# Every time I think I've accepted it...



## lisaalove

Uhg. I know I love this little one, I really do so much. But it fucking sucks. It fucking sucks hearing the oh you can try again comments. It fucking sucks hearing the wow another boy comments. It fucking sucks that people who have both boys and girls can say oh I dont understand how you could be dissapointed. If fucking sucks that three other people in my family are pregnant with girls/just had girls. I know I will be over the moon once this little boy is here but will this feeling ever go away? The feeling of ill never have that mother daughter bond like I do with my mom, the feeling of ill never get to go to my daughters wedding or talk about periods or boobs or tampons. Hell I never even had a sister. Will there always be a weight and heaviness in my heart because I dont have a daughter or will that fade with time?


----------



## Sander

Hi Lisa, I saw no one responded to your post. Actually we haven’t even told anyone it’s a boy because I’m afraid of the comments. I think a lot of those feelings will stick around for a long time, but they’ll feel less intense as the years go by. Luckily I don’t know anyone close to me who’s pregnant with a girl, but I imagine that when it does happen I’ll have some pretty intense jealousy going on. 

What I did notice was with my first, when a friend of mine had a girl I was jealous, but once my son was born a few months later those feelings went away. I didn’t want to trade my baby for hers, and it helps to see that all kids (girls sometimes especially!) can be cranky and rude and dramatic. I think as mom’s of boys we picture having this perfect little girl who’s adorable and happy all the time - but reality is that a girl is equally capable of being a complete handful. I cope too by thinking - who’s to say my daughter and I would even get along? And that would be the most heartbreaking thing of all - to finally get the girl you’ve always wanted and spend the rest of your life butting heads with her. 
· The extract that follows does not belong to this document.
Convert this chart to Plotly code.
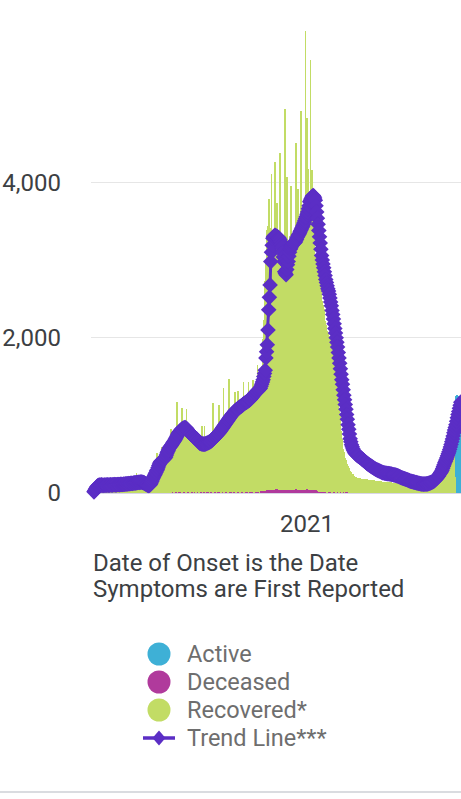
import pandas as pd
import plotly.graph_objects as go

# ---------------- data (daily) ----------------
start_date = "2020-03-01"

trend = [
    15, 30, 48, 62, 78, 88, 96,
    100, 102, 99, 101, 104, 100, 98,
    99, 101, 103, 100, 102, 105, 103,
    101, 100, 104, 106, 103, 102, 105,
    107, 106, 108, 105, 104, 107, 109,
    110, 108, 107, 111, 112, 110, 109,
    112, 114, 113, 115, 117, 116, 118,
    120, 121, 119, 122, 124, 125, 123,
    126, 128, 130, 129, 131, 133, 135,
    136, 138, 137, 139, 140, 141, 139,
    137, 134, 130, 124, 118, 112, 106,
    102, 98, 96, 100, 112, 128, 148,
    170, 192, 210, 228, 246, 265, 285,
    300, 325, 350, 372, 392, 405, 412,
    420, 428, 436, 444, 450, 465, 490,
    515, 535, 555, 575, 590, 600, 612,
    625, 640, 652, 665, 680, 695, 712,
    730, 748, 765, 778, 790, 800, 812,
    820, 828, 834, 838, 840, 842, 838,
    830, 818, 805, 792, 780, 770, 762,
    752, 745, 736, 728, 720, 712, 705,
    698, 690, 680, 668, 655, 642, 638,
    636, 633, 632, 630, 631, 630, 632,
    636, 640, 644, 648, 652, 656, 660,
    668, 676, 684, 692, 702, 711, 720,
    730, 740, 750, 760, 770, 780, 790,
    802, 815, 828, 840, 852, 866, 880,
    892, 905, 918, 930, 943, 957, 970,
    982, 994, 1005, 1016, 1027, 1038, 1049,
    1060, 1068, 1075, 1082, 1089, 1096, 1103,
    1110, 1116, 1122, 1130, 1138, 1146, 1153,
    1160, 1166, 1171, 1177, 1183, 1189, 1195,
    1200, 1211, 1222, 1234, 1246, 1258, 1270,
    1280, 1289, 1298, 1306, 1315, 1324, 1333,
    1342, 1350, 1375, 1402, 1430, 1460, 1500,
    1540, 1580, 1740, 1820, 1910, 2100, 2360,
    2520, 2680, 2980, 3100, 3190, 3280, 3300,
    3310, 3320, 3315, 3305, 3300, 3295, 3290,
    3280, 3260, 3240, 3200, 3160, 3100, 3040,
    2980, 2850, 2830, 2810, 2880, 2940, 2980,
    3050, 3100, 3140, 3160, 3180, 3195, 3210,
    3215, 3222, 3230, 3250, 3268, 3290, 3310,
    3325, 3340, 3360, 3380, 3400, 3420, 3440,
    3460, 3485, 3510, 3535, 3560, 3590, 3620,
    3660, 3700, 3750, 3770, 3790, 3810, 3825,
    3830, 3820, 3800, 3770, 3700, 3620, 3540,
    3460, 3380, 3300, 3220, 3140, 3060, 3000,
    2950, 2900, 2850, 2800, 2750, 2710, 2670,
    2630, 2600, 2560, 2510, 2460, 2410, 2350,
    2300, 2240, 2180, 2120, 2060, 2000, 1940,
    1880, 1810, 1740, 1670, 1600, 1530, 1460,
    1400, 1330, 1260, 1200, 1140, 1080, 1010,
    950, 880, 820, 760, 700, 660, 620,
    595, 570, 550, 530, 515, 505, 495,
    488, 480, 474, 468, 462, 456, 450,
    440, 432, 424, 416, 408, 400, 392,
    385, 378, 371, 364, 358, 352, 346,
    340, 334, 328, 322, 316, 310, 305,
    300, 296, 292, 288, 284, 280, 275,
    270, 266, 262, 260, 258, 256, 255,
    253, 251, 250, 249, 248, 246, 245,
    243, 241, 238, 236, 234, 232, 230,
    227, 224, 221, 218, 214, 210, 205,
    200, 197, 193, 190, 187, 184, 180,
    177, 174, 171, 167, 163, 159, 155,
    152, 150, 148, 145, 143, 140, 138,
    136, 133, 130, 128, 126, 124, 122,
    120, 118, 116, 115, 115, 114, 115,
    115, 116, 117, 118, 121, 124, 127,
    130, 134, 138, 142, 147, 152, 160,
    168, 177, 187, 197, 208, 220, 234,
    248, 262, 275, 292, 315, 340, 365,
    388, 410, 432, 455, 480, 505, 530,
    560, 592, 625, 660, 695, 735, 775,
    810, 845, 880, 925, 970, 1010, 1050,
    1090, 1130, 1170, 1200, 1230, 1260, 1290,
]

recovered = [
    0, 0, 2, 0, 5, 3, 8,
    10, 12, 8, 15, 18, 14, 20,
    25, 30, 22, 35, 40, 33, 45,
    50, 55, 48, 60, 65, 58, 70,
    72, 75, 68, 80, 84, 76, 88,
    90, 92, 85, 95, 98, 90, 100,
    104, 100, 96, 108, 110, 102, 112,
    118, 112, 108, 115, 120, 110, 122,
    125, 120, 118, 128, 130, 262, 128,
    132, 130, 126, 135, 138, 128, 134,
    130, 122, 118, 112, 105, 98, 95,
    100, 108, 120, 140, 165, 190, 215,
    330, 260, 285, 300, 330, 320, 360,
    520, 385, 400, 415, 420, 410, 440,
    590, 455, 470, 490, 515, 500, 560,
    650, 590, 605, 625, 645, 600, 830,
    700, 715, 730, 745, 760, 700, 775,
    1160, 790, 800, 812, 820, 760, 830,
    1090, 835, 842, 838, 830, 770, 815,
    1070, 800, 790, 775, 760, 700, 740,
    790, 725, 712, 700, 690, 640, 680,
    770, 665, 652, 642, 636, 585, 628,
    700, 855, 630, 632, 640, 852, 600,
    340, 655, 665, 675, 690, 630, 705,
    720, 735, 750, 1160, 770, 705, 790,
    805, 820, 835, 850, 860, 1120, 880,
    895, 910, 925, 930, 1330, 950, 965,
    975, 990, 940, 1010, 1025, 1455, 1040,
    1050, 1065, 720, 1080, 1090, 1030, 1100,
    1290, 1115, 1120, 1070, 1300, 1140, 1150,
    1160, 1165, 1100, 1175, 1180, 1415, 1190,
    1195, 1200, 1140, 1210, 1220, 1435, 1230,
    1240, 1250, 1190, 1265, 1435, 1280, 1290,
    1300, 1310, 1250, 1325, 1630, 1345, 1380,
    1420, 1470, 1520, 1620, 1760, 1950, 2200,
    2450, 2700, 2950, 3150, 3350, 3400, 3750,
    3350, 3380, 3300, 4070, 3320, 3340, 3280,
    3300, 4220, 3350, 3310, 3680, 3330, 3300,
    3280, 4350, 3250, 3280, 3240, 3200, 3260,
    3220, 4890, 3250, 3210, 4030, 3180, 3200,
    2050, 3250, 3270, 3900, 3290, 3300, 3250,
    3320, 3340, 3300, 4460, 3360, 3380, 3880,
    3400, 3420, 3380, 4870, 3440, 3460, 3420,
    3480, 3500, 3450, 5920, 3520, 4780, 4120,
    3540, 3560, 3500, 5540, 3520, 4130, 3480,
    3420, 3350, 3200, 2060, 3000, 2950, 2900,
    2850, 2800, 2750, 2700, 2600, 2500, 2450,
    2400, 2350, 2250, 2200, 2150, 2100, 2080,
    2050, 2030, 2010, 2000, 1950, 1900, 1850,
    1800, 1720, 1650, 1600, 1530, 1470, 1420,
    1300, 1180, 1080, 980, 880, 790, 700,
    620, 560, 510, 470, 440, 410, 385,
    360, 340, 320, 300, 285, 270, 260,
    250, 240, 230, 220, 210, 205, 200,
    198, 195, 190, 192, 188, 185, 186,
    184, 182, 180, 178, 180, 176, 175,
    174, 172, 170, 171, 168, 166, 168,
    165, 164, 162, 163, 160, 158, 160,
    158, 156, 155, 154, 152, 150, 151,
    150, 148, 147, 146, 145, 143, 144,
    142, 141, 140, 139, 138, 136, 137,
    136, 135, 134, 133, 132, 130, 131,
    130, 129, 128, 127, 126, 125, 126,
    125, 124, 123, 122, 122, 121, 120,
    120, 119, 118, 118, 117, 116, 116,
    115, 115, 114, 114, 113, 113, 112,
    112, 112, 111, 112, 113, 114, 115,
    116, 118, 120, 122, 125, 128, 131,
    135, 139, 143, 148, 150, 152, 155,
    160, 165, 170, 176, 182, 188, 195,
    202, 210, 218, 226, 235, 245, 255,
    265, 276, 288, 300, 315, 330, 350,
    380, 420, 470, 520, 570, 600, 620,
    630, 640, 645, 650, 645, 640, 630,
    600, 450, 200, 120,
]

deceased_start = "2020-06-18"
deceased = [
    10, 14, 0, 16, 12, 14, 0,
    15, 13, 17, 14, 0, 12, 16,
    18, 14, 16, 0, 13, 17, 15,
    14, 16, 0, 15, 18, 13, 14,
    16, 0, 14, 17, 15, 12, 0,
    13, 16, 14, 0, 15, 12, 14,
    0, 13, 15, 14, 12, 0, 14,
    16, 13, 0, 14, 15, 13, 16,
    14, 0, 13, 15, 16, 14, 0,
    15, 14, 16, 13, 0, 14, 17,
    15, 13, 16, 0, 14, 15, 17,
    16, 0, 15, 17, 14, 16, 18,
    0, 16, 17, 15, 18, 16, 0,
    17, 16, 18, 15, 0, 17, 16,
    18, 16, 17, 0, 16, 18, 17,
    16, 18, 0, 17, 16, 19, 18,
    17, 0, 18, 19, 17, 16, 20,
    18, 19, 0, 17, 20, 18, 19,
    20, 18, 19, 0, 20, 22, 21,
    24, 28, 32, 34, 32, 36, 35,
    33, 36, 34, 38, 35, 50, 36,
    34, 37, 35, 36, 48, 50, 49,
    51, 48, 50, 36, 35, 37, 34,
    36, 35, 38, 37, 50, 36, 35,
    34, 36, 35, 37, 38, 36, 50,
    35, 37, 36, 38, 35, 50, 49,
    48, 51, 37, 36, 38, 35, 50,
    36, 38, 35, 37, 36, 38, 50,
    49, 52, 50, 37, 36, 75, 36,
    35, 34, 36, 35, 34, 33, 35,
    34, 33, 32, 34, 18, 16, 17,
    35, 16, 17, 15, 16, 14, 16,
    15, 14, 0, 16, 15, 14, 13,
    14, 15, 0, 13, 14, 12, 15,
    13, 0, 14, 12, 13, 0, 12,
    13, 12, 0, 14, 12, 13, 0,
    12, 13, 11, 12, 13, 0, 0,
]

active_start = "2021-08-03"
active = [1050, 1130, 1260, 1250, 1220, 1200, 1190, 1180, 1150, 1100, 1050, 1000]

y_ticks = [0, 2000, 4000]
y_tick_text = ["0", "2,000", "4,000"]
x_ticks = ["2021-01-01"]
x_tick_text = ["2021"]

legend_names = ["Active", "Deceased", "Recovered*", "Trend Line***"]

# ---------------- styling ----------------
C_ACT = "#3eb0d6"
C_DEC = "#b03a9c"
C_REC = "#c2dc65"
C_TR = "#5b2ec5"
FONT = "Roboto"
TXT = "#3c4043"
LEG_TXT = "#6e6e6e"

trend_dates = pd.date_range(start_date, periods=len(trend), freq="D")
rec_dates = pd.date_range(start_date, periods=len(recovered), freq="D")
dec_dates = pd.date_range(deceased_start, periods=len(deceased), freq="D")
act_dates = pd.date_range(active_start, periods=len(active), freq="D")

fig = go.Figure()
fig.add_trace(go.Bar(x=dec_dates, y=deceased, name="Deceased",
                     marker=dict(color=C_DEC, line=dict(width=0)), showlegend=False))
fig.add_trace(go.Bar(x=rec_dates, y=recovered, name="Recovered*",
                     marker=dict(color=C_REC, line=dict(width=0)), showlegend=False))
fig.add_trace(go.Bar(x=act_dates, y=active, name="Active",
                     marker=dict(color=C_ACT, line=dict(width=0)), showlegend=False))
fig.add_trace(go.Scatter(x=trend_dates, y=trend, mode="lines+markers", name="Trend Line***",
                         line=dict(color=C_TR, width=3),
                         marker=dict(symbol="diamond", size=12, color=C_TR, line=dict(width=0)),
                         cliponaxis=False, showlegend=False))

W, H = 461, 799
L, R, T, B = 91, 0, 31, 306
pw, ph = W - L - R, H - T - B


def px_x(x):
    return (x - L) / pw


def px_y(y):
    return (H - B - y) / ph


# ---- legend drawn as shapes + text, placed to match the reference ----
leg_cx, leg_tx = 159, 185
leg_ys = [654, 682, 710, 738]
leg_colors = [C_ACT, C_DEC, C_REC]
shapes = []
annotations = []
for yy, c in zip(leg_ys[:3], leg_colors):
    r = 11.5
    shapes.append(dict(type="circle", xref="paper", yref="paper",
                       x0=px_x(leg_cx - r), x1=px_x(leg_cx + r),
                       y0=px_y(yy + r), y1=px_y(yy - r),
                       fillcolor=c, line=dict(width=0)))
ty = leg_ys[3]
shapes.append(dict(type="line", xref="paper", yref="paper",
                   x0=px_x(143), x1=px_x(175), y0=px_y(ty), y1=px_y(ty),
                   line=dict(color=C_TR, width=3.5)))
dpath = "M {a},{b} L {c},{d} L {e},{f} L {g},{h} Z".format(
    a=px_x(leg_cx), b=px_y(ty - 7.5), c=px_x(leg_cx + 6.5), d=px_y(ty),
    e=px_x(leg_cx), f=px_y(ty + 7.5), g=px_x(leg_cx - 6.5), h=px_y(ty))
shapes.append(dict(type="path", xref="paper", yref="paper", path=dpath,
                   fillcolor=C_TR, line=dict(width=0)))
for yy, nm in zip(leg_ys, legend_names):
    annotations.append(dict(text=nm, xref="paper", yref="paper", x=px_x(leg_tx), y=px_y(yy),
                            xanchor="left", yanchor="middle", showarrow=False,
                            font=dict(family=FONT, size=23.5, color=LEG_TXT)))

# x-axis title (left aligned, two lines)
annotations.append(dict(text="Date of Onset is the Date", xref="paper", yref="paper",
                        x=0, y=px_y(563), xanchor="left", yanchor="middle", showarrow=False,
                        font=dict(family=FONT, size=24, color=TXT)))
annotations.append(dict(text="Symptoms are First Reported", xref="paper", yref="paper",
                        x=0, y=px_y(589), xanchor="left", yanchor="middle", showarrow=False,
                        font=dict(family=FONT, size=24, color=TXT)))

# bottom separator
shapes.append(dict(type="line", xref="paper", yref="paper", x0=px_x(0), x1=px_x(W),
                   y0=px_y(792), y1=px_y(792), line=dict(color="#dadce0", width=2)))

fig.update_layout(
    width=W, height=H, autosize=False,
    margin=dict(l=L, r=R, t=T, b=B, pad=0),
    barmode="stack", bargap=0,
    plot_bgcolor="white", paper_bgcolor="white",
    font=dict(family=FONT, size=24, color=TXT),
    showlegend=False,
    hovermode=False,
    annotations=annotations,
    shapes=shapes,
)

fig.update_yaxes(range=[0, 5950], tickvals=y_ticks, ticktext=y_tick_text,
                 showgrid=True, gridcolor="#e6e6e6", gridwidth=1,
                 zeroline=True, zerolinecolor="#d9d7e6", zerolinewidth=1,
                 ticks="", ticklabelstandoff=29, fixedrange=True,
                 tickfont=dict(family=FONT, size=24, color=TXT))
fig.update_xaxes(type="date", range=["2020-02-25 17:00", "2021-08-10 07:00"],
                 tickvals=x_ticks, ticktext=x_tick_text,
                 showgrid=False, zeroline=False, showline=False, ticks="",
                 ticklabelstandoff=14, fixedrange=True,
                 tickfont=dict(family=FONT, size=24, color=TXT))

fig.write_html("out.html", config={"displayModeBar": False},
               post_script="document.body.style.margin='0px';document.body.style.overflow='hidden';")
It’s not easy though, I find the worst part is how other people react. Like your baby isn’t good enough - it’s ridiculous. It’s easy to say to someone when they’re pregnant, but I would hope that once these babies are born, people just enjoy them for who they are and not what’s between their legs!!


----------



## Locksley27

i was in your situation years ago. Was just told we were having our third boy, while my SIL was having a girl. She was horrible to me because of it and tried to really rub it in my face. While we did to go on to have girls as well I will say that I dont really have that mother daughter bond with my girls that I thought I would. I am probably way closer to my sons. And whether you have boys or girls there will always be comments. We are expecting our 5th boy in Feb and still get comments even though we have girls too. People are jerks and always have to make comments.


----------



## Cath_Heather

We found out yesterday that we are having a boy and I so desperately wanted a girl.. Everyone is sending me nursery idea themes etc and it's feeling super overwhelming as I'm still coming to terms with having a boy. I know I will love him no matter what but I think disappointment is normal xxx


----------



## Bevziibubble

:hugs::hugs:


----------



## lisaalove

@Cath_Heather I totally get it. I know its normal I went through gender dissapointment with my second. I know its normal to feel like that. However I think this time it hit me harder because we won't be trying again and this is our last little one so its not like I have another chance. I will tell you it eases with time, it deffinately can take a while. I found out this little one was a boy at 12w and confirmed at 20w and it wasn't until probably 24w that I really came to terms with it and started feeling like I could bond with him. *hugs* itll get easier as time goes on and honestly as much as I still want a girl I also couldn't imagine my two boys being anything else and im sure it'll be the same once this one is here. :hugs:


----------



## DobbyForever

Big hugs. I really empathize with a lot of what you said. I never had a sister, but the bond I had with my mom was incredible. I wanted and wished for a boy because that's what everyone else wanted, and I'm a people pleaser. I'm a single mom. I struggle with my one child, I struggle finding good people to have in our life. I may very well just have one child. People tell me all the time I'm young and there's still time to find a partner and have another kid. I really feel you. But like you said, it gets easier with time. I love the ball in the box analogy about grief (). It's not ever that the grief truly goes away, it's just that our life experience box grows over time and it is easier to live with. The best thing someone on this site said to me was that you are grieving a loss, and it's valid. So any time you need us, we're here to listen. :hugs:


----------



## Twinki.930

:hugs:I’m sorry your feeling this way hun ,I have the same feeling when I ttc my baby #2 ,only I don’t want a girl I’d like another boy. But I know if I do have a little girl I’d be just as happy .


----------



## wanna_baby

Lisa love, I can understand your disappointment and the feeling of never being able to be a maternal grandmother or the daughter’s wedding and everything but as Sander mentioned, there’s no gurantee that the daughter would want all that traditional things. For example, my sister wine with my neice and nephew just stayed over at our place for Xmas and their roles are reversed . The boy is much closer to the mom. The girl doesn’t even want any kids and the boy wants kids. So really any gender can turn out any way.. hope you come to terms with your boys!!


----------



## koj518

I know this is an old post.. but coming here to prepare myself for this situation. I currently have 2 boys. We had always planned to have 2 kids so when we found out that our 2nd was a boy, I already went through the grieving process of never having a girl.. but life had other plans and we got a surprise BFP and now I am 10 weeks along. First of all, it took me a while to come to terms that we were having a 3rd baby... and now that I'm over that hump I have another hump to overcome, which is gender disappointment. I already have a feeling this is going to be a boy. I keep calling it a "he" and I just don't think my body is capable of making a girl, but there's still a tiny part of me that is hoping for a girl which is the part that scares me.. I will find out in a few weeks through NIPT test and I really need to prepare myself for another gender disappointment and another grieving process...


----------